Especialistas Trabalham Para Regulamentar Uma Ameaça Crescente
Mais de 150 especialistas e partes interessadas de toda a África reuniram-se em Setembro de 2023 para discutir as ramificações do número crescente de combatentes estrangeiros no continente. Houve um consenso de que a União Africana deve reavaliar a sua posição sobre os mercenários e tomar medidas para proteger os civis.
O simpósio de dois dias foi organizado pelo Secretariado do Conselho Económico, Social e Cultural da UA na Zâmbia; pelo Instituto para o Pensamento e o Diálogo Pan-Africano (IPATC) da Universidade de Joanesburgo; pelo Instituto de Estudos para a Paz e a Segurança da Universidade de Adis Abeba; e pelo Grupo Pan-Africano de Investigação Estratégica e Política na Nigéria.
Durante a reunião, os oradores instaram os Estados africanos a dar prioridade à reforma do sector da segurança e a garantir que os combatentes estrangeiros que cometem atrocidades sejam sujeitos ao Estado de direito. Os especialistas e as partes interessadas concordaram que devem ser implementados mecanismos de sanções específicas contra governos ou organizações que utilizam combatentes estrangeiros e mercenários.

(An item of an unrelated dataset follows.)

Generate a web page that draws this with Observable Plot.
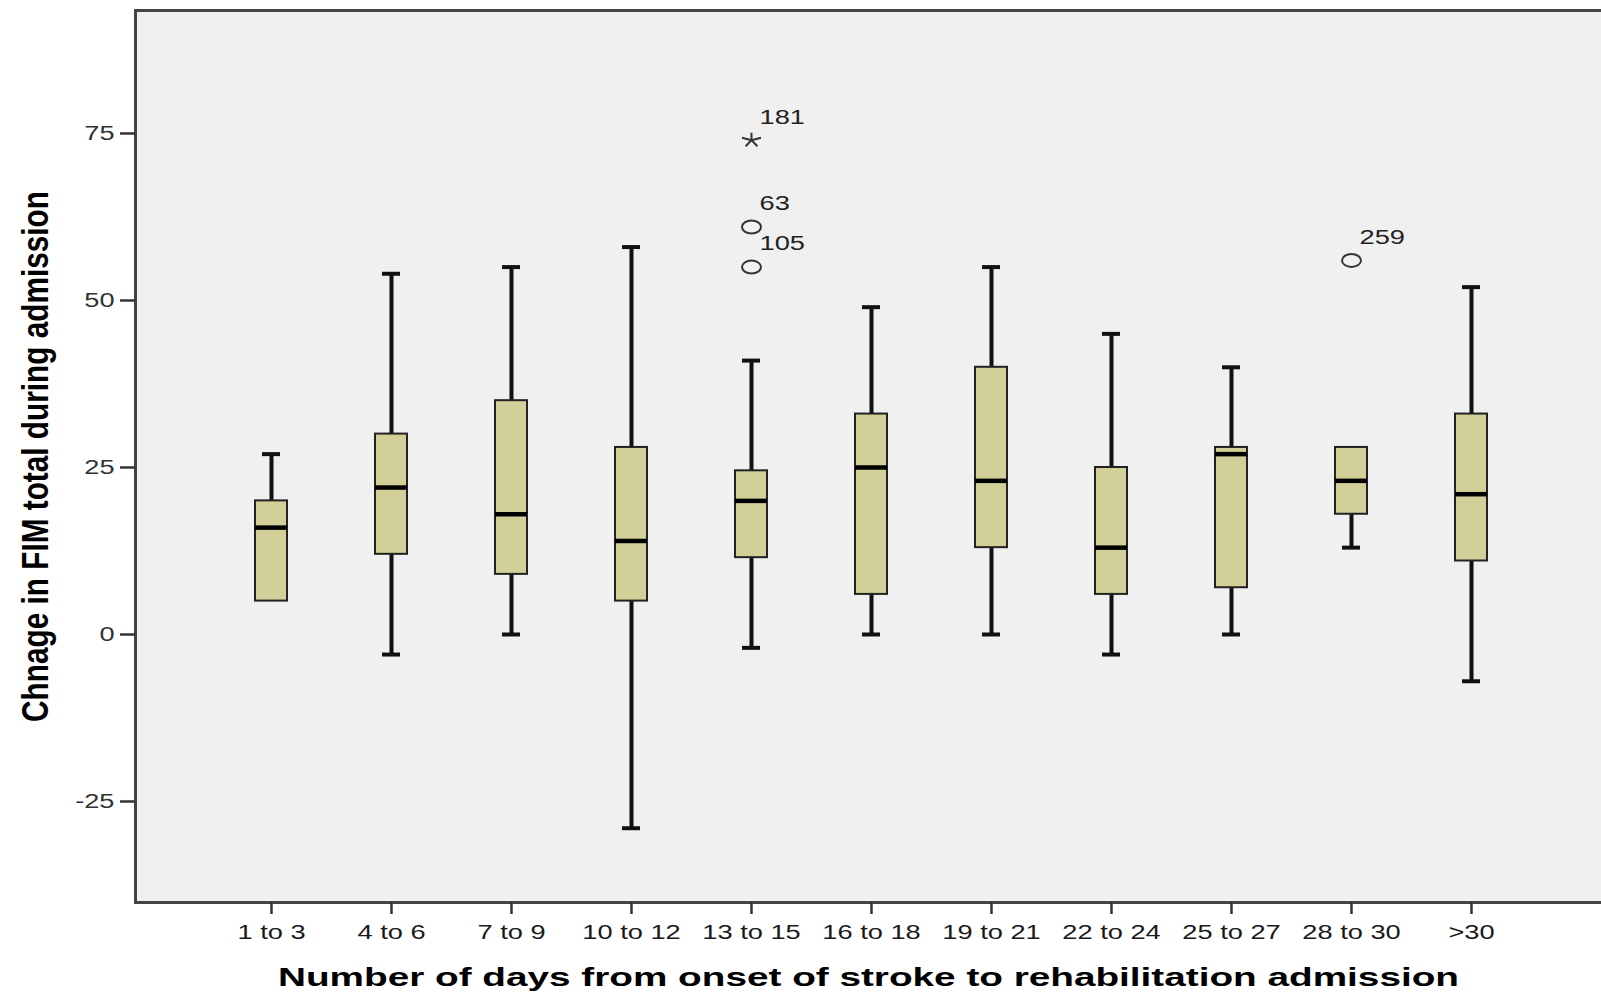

Adeoye Akinola, chefe de investigação e ensino do IPATC, e Ratidzo Makombe, investigador do mesmo instituto, documentaram várias recomendações políticas da UA que surgiram do simpósio de dois dias, incluindo:
Rever os quadros jurídicos, como a Convenção sobre Mercenários de 1977, reforçar as parcerias entre a UA e as comunidades económicas regionais e melhorar as instituições políticas e de segurança, através de plataformas bilaterais e multilaterais, do intercâmbio de dados em tempo real e de bases de dados interligadas.
Facilitar a formulação e a implementação de programas de desenvolvimento socioeconómico inclusivos para capacitar os cidadãos e travar a proliferação de grupos insurgentes e golpes militares.
Conceber um programa de desarmamento, desmobilização e reintegração para retirar combatentes locais e estrangeiros do conflito e reintegrá-los na sociedade.